## DATASET SECTION

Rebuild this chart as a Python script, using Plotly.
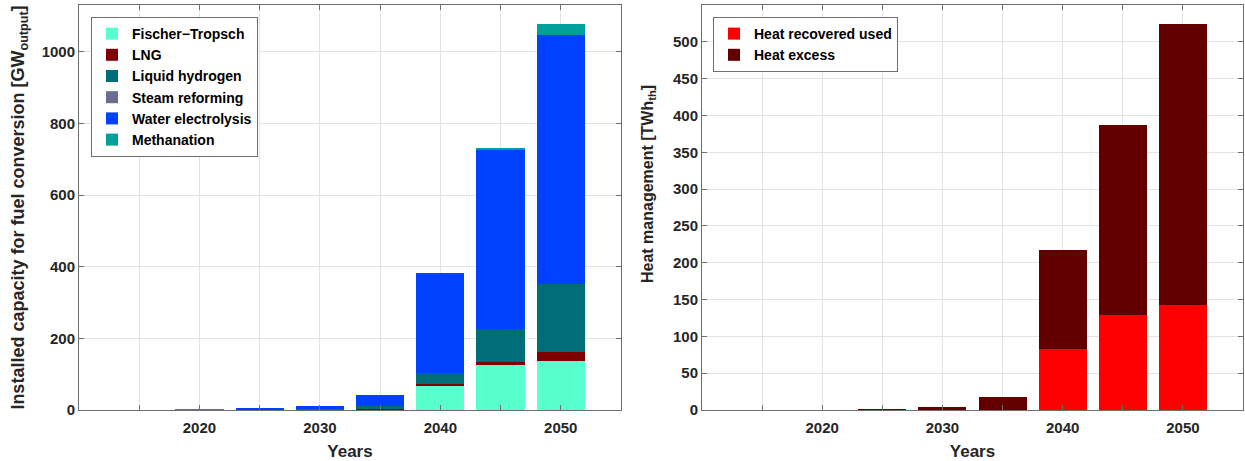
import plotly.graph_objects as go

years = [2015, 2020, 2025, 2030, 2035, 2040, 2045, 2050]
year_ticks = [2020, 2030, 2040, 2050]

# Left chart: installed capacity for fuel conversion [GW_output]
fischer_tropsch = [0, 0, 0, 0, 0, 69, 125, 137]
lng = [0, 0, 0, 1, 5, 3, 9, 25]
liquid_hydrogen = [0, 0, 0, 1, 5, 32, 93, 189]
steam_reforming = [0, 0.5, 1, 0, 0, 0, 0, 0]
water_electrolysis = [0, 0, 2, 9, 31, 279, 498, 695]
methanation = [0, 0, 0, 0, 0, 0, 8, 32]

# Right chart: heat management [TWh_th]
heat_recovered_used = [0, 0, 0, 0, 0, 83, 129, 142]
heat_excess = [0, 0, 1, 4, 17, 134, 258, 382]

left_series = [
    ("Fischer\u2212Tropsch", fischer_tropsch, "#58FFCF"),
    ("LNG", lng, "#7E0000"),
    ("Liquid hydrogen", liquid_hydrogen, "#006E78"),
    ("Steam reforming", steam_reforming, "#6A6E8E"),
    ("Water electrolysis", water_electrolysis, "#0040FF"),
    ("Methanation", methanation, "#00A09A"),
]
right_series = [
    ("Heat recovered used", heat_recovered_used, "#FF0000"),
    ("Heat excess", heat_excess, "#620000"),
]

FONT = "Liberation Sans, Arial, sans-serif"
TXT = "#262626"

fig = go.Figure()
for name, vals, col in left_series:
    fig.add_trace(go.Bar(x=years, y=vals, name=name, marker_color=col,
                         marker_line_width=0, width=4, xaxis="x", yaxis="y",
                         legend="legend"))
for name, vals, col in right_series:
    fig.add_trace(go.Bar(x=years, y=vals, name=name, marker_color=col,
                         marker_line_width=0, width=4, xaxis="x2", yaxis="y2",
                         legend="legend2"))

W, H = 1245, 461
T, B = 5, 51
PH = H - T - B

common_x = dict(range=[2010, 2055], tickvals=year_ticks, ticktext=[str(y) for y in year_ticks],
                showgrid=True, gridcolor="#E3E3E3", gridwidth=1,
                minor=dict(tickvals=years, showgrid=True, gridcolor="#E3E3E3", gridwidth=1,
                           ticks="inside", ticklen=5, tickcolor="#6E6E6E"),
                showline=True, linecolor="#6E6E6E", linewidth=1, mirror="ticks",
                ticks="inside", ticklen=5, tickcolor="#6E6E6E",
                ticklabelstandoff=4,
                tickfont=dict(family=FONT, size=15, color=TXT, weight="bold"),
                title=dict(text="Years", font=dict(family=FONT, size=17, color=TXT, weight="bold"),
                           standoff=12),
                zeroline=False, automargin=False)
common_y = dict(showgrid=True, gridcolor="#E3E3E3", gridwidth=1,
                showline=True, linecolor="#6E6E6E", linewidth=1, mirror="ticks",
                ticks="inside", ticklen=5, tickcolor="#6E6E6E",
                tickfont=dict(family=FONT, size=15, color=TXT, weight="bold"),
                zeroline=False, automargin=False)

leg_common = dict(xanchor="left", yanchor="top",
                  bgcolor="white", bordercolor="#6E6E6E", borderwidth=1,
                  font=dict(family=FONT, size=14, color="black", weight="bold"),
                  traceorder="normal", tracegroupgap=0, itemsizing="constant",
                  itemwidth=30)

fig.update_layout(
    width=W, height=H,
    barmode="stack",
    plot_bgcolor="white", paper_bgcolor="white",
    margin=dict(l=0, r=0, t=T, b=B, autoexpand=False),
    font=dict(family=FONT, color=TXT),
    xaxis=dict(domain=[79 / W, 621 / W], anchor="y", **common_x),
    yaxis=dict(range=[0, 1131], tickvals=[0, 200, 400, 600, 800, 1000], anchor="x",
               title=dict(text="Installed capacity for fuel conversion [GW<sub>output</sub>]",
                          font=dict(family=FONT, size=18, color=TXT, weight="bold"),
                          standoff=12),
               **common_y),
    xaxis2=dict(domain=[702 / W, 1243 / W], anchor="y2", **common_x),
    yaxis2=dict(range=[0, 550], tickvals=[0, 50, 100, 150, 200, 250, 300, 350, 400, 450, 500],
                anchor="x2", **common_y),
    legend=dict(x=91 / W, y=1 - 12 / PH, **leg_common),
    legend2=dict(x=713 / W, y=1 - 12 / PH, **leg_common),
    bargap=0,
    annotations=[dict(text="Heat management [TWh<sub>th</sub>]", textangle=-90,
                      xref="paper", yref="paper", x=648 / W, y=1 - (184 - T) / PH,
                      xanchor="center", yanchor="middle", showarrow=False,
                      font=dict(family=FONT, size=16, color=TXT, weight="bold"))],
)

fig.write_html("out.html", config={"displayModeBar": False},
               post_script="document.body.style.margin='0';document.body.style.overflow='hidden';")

## PROMPT
Each line containing the word "chart" counts once; say how many such lines there are, giving only the number.

## WRITTEN ANSWER
3